THE PROBLEM: Give the data again exactly as written, skipping any pictures.
--- Start EXTRACTED ENTRIES ---
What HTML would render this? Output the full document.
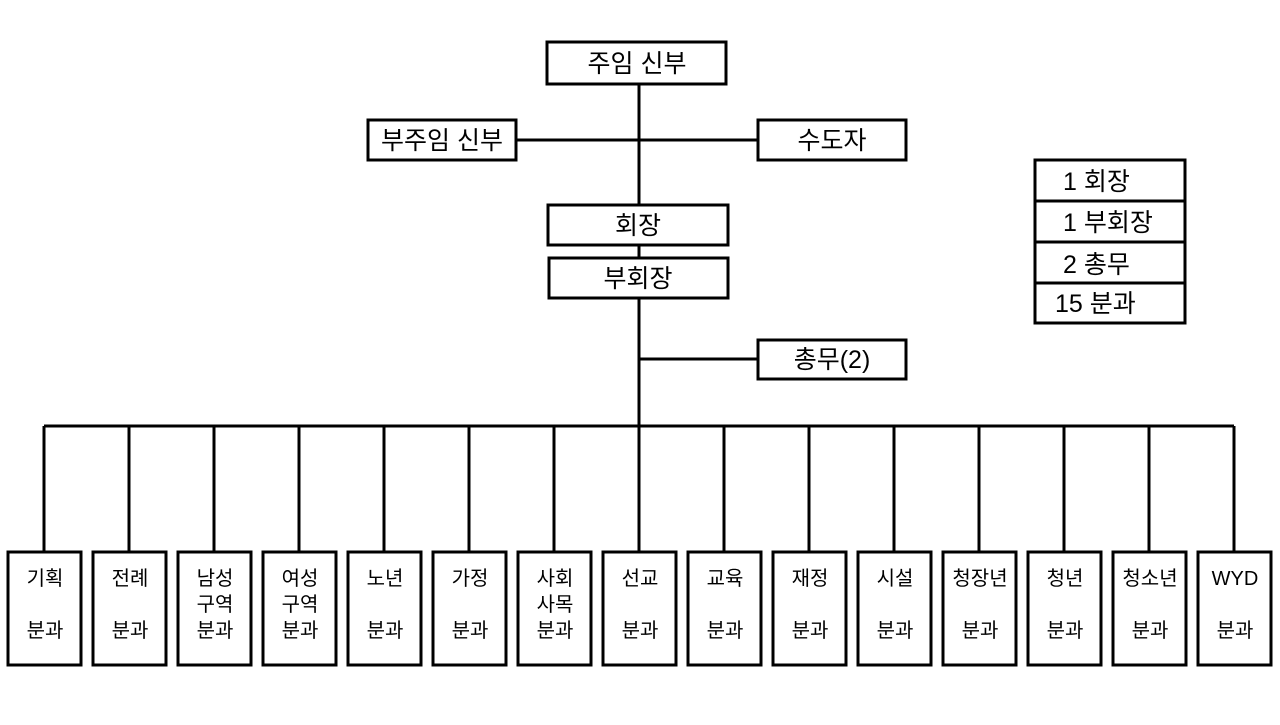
<!DOCTYPE html>
<html><head><meta charset="utf-8"><style>
body{margin:0;background:#fff;}
svg text{font-family:"Liberation Sans","Noto Sans CJK KR",sans-serif;fill:#000;}
</style></head><body>
<svg width="1280" height="720" viewBox="0 0 1280 720" xmlns="http://www.w3.org/2000/svg">
<g stroke="#000" stroke-width="3" fill="none">
<line x1="639" y1="84" x2="639" y2="426"/>
<line x1="516" y1="140" x2="758" y2="140"/>
<line x1="639" y1="359" x2="758" y2="359"/>
<line x1="44" y1="426" x2="1234" y2="426"/>
<rect x="547" y="42" width="179" height="42" fill="#fff"/>
<rect x="368" y="120" width="148" height="40" fill="#fff"/>
<rect x="758" y="120" width="148" height="40" fill="#fff"/>
<rect x="548" y="205" width="180" height="40" fill="#fff"/>
<rect x="549" y="258" width="179" height="40" fill="#fff"/>
<rect x="758" y="340" width="148" height="39" fill="#fff"/>
<rect x="1035" y="160" width="150" height="163"/>
<line x1="1035" y1="201" x2="1185" y2="201"/>
<line x1="1035" y1="242" x2="1185" y2="242"/>
<line x1="1035" y1="283" x2="1185" y2="283"/>
</g>
<g font-size="25" text-anchor="middle">
<text x="637" y="72">주임 신부</text>
<text x="442" y="149">부주임 신부</text>
<text x="832" y="149">수도자</text>
<text x="638" y="234">회장</text>
<text x="638" y="287">부회장</text>
<text x="832" y="368">총무(2)</text>
</g>
<g font-size="25">
<text x="1063" y="190">1 회장</text>
<text x="1063" y="231">1 부회장</text>
<text x="1063" y="273">2 총무</text>
<text x="1055" y="312">15 분과</text>
</g>
<g id="bottom" stroke="#000" stroke-width="3" fill="none">
</g>
<g font-size="20" text-anchor="middle" id="bt"></g>
</svg>
<script>
var names=[["기획","","분과"],["전례","","분과"],["남성","구역","분과"],["여성","구역","분과"],["노년","","분과"],["가정","","분과"],["사회","사목","분과"],["선교","","분과"],["교육","","분과"],["재정","","분과"],["시설","","분과"],["청장년","","분과"],["청년","","분과"],["청소년","","분과"],["WYD","","분과"]];
var ns="http://www.w3.org/2000/svg",g=document.getElementById("bottom"),t=document.getElementById("bt");
names.forEach(function(n,i){
 var cx=44+85*i;
 var l=document.createElementNS(ns,"line");l.setAttribute("x1",cx);l.setAttribute("x2",cx);l.setAttribute("y1",426);l.setAttribute("y2",552);g.appendChild(l);
 var r=document.createElementNS(ns,"rect");r.setAttribute("x",cx-36);r.setAttribute("y",552);r.setAttribute("width",73);r.setAttribute("height",113);g.appendChild(r);
 [585,611,637].forEach(function(y,k){if(!n[k])return;var e=document.createElementNS(ns,"text");e.setAttribute("x",cx+1);e.setAttribute("y",y);e.textContent=n[k];t.appendChild(e);});
});
</script>
</body></html>
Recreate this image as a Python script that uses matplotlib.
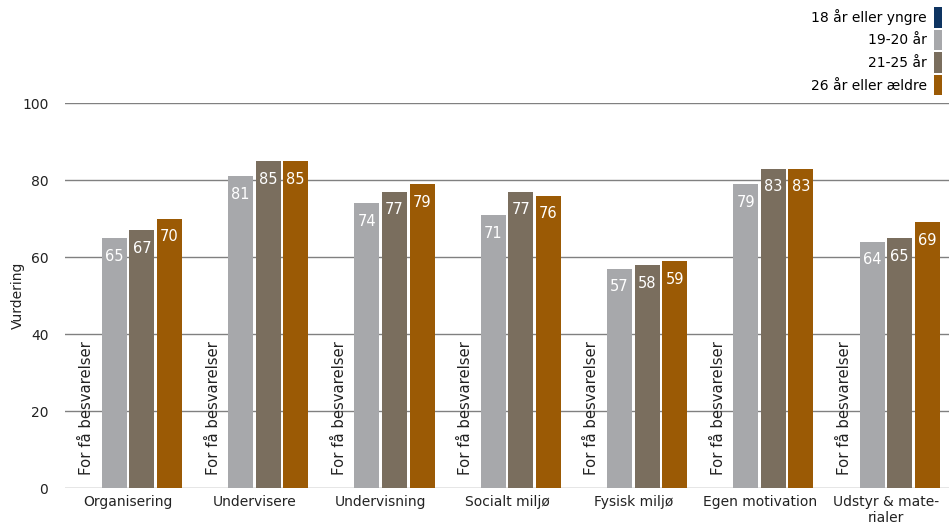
--- End EXTRACTED ENTRIES ---
WRITTEN RESPONSE:
What HTML would render this? Output the full document.
<!DOCTYPE html>
<html><head><meta charset="utf-8"><style>
body{margin:0;background:#fff;}
svg text{font-family:"Liberation Sans","Noto Sans CJK KR",sans-serif;fill:#000;}
</style></head><body>
<svg width="1280" height="720" viewBox="0 0 1280 720" xmlns="http://www.w3.org/2000/svg">
<g stroke="#000" stroke-width="3" fill="none">
<line x1="639" y1="84" x2="639" y2="426"/>
<line x1="516" y1="140" x2="758" y2="140"/>
<line x1="639" y1="359" x2="758" y2="359"/>
<line x1="44" y1="426" x2="1234" y2="426"/>
<rect x="547" y="42" width="179" height="42" fill="#fff"/>
<rect x="368" y="120" width="148" height="40" fill="#fff"/>
<rect x="758" y="120" width="148" height="40" fill="#fff"/>
<rect x="548" y="205" width="180" height="40" fill="#fff"/>
<rect x="549" y="258" width="179" height="40" fill="#fff"/>
<rect x="758" y="340" width="148" height="39" fill="#fff"/>
<rect x="1035" y="160" width="150" height="163"/>
<line x1="1035" y1="201" x2="1185" y2="201"/>
<line x1="1035" y1="242" x2="1185" y2="242"/>
<line x1="1035" y1="283" x2="1185" y2="283"/>
</g>
<g font-size="25" text-anchor="middle">
<text x="637" y="72">주임 신부</text>
<text x="442" y="149">부주임 신부</text>
<text x="832" y="149">수도자</text>
<text x="638" y="234">회장</text>
<text x="638" y="287">부회장</text>
<text x="832" y="368">총무(2)</text>
</g>
<g font-size="25">
<text x="1063" y="190">1 회장</text>
<text x="1063" y="231">1 부회장</text>
<text x="1063" y="273">2 총무</text>
<text x="1055" y="312">15 분과</text>
</g>
<g id="bottom" stroke="#000" stroke-width="3" fill="none">
</g>
<g font-size="20" text-anchor="middle" id="bt"></g>
</svg>
<script>
var names=[["기획","","분과"],["전례","","분과"],["남성","구역","분과"],["여성","구역","분과"],["노년","","분과"],["가정","","분과"],["사회","사목","분과"],["선교","","분과"],["교육","","분과"],["재정","","분과"],["시설","","분과"],["청장년","","분과"],["청년","","분과"],["청소년","","분과"],["WYD","","분과"]];
var ns="http://www.w3.org/2000/svg",g=document.getElementById("bottom"),t=document.getElementById("bt");
names.forEach(function(n,i){
 var cx=44+85*i;
 var l=document.createElementNS(ns,"line");l.setAttribute("x1",cx);l.setAttribute("x2",cx);l.setAttribute("y1",426);l.setAttribute("y2",552);g.appendChild(l);
 var r=document.createElementNS(ns,"rect");r.setAttribute("x",cx-36);r.setAttribute("y",552);r.setAttribute("width",73);r.setAttribute("height",113);g.appendChild(r);
 [585,611,637].forEach(function(y,k){if(!n[k])return;var e=document.createElementNS(ns,"text");e.setAttribute("x",cx+1);e.setAttribute("y",y);e.textContent=n[k];t.appendChild(e);});
});
</script>
</body></html>
Recreate this image as a Python script that uses matplotlib.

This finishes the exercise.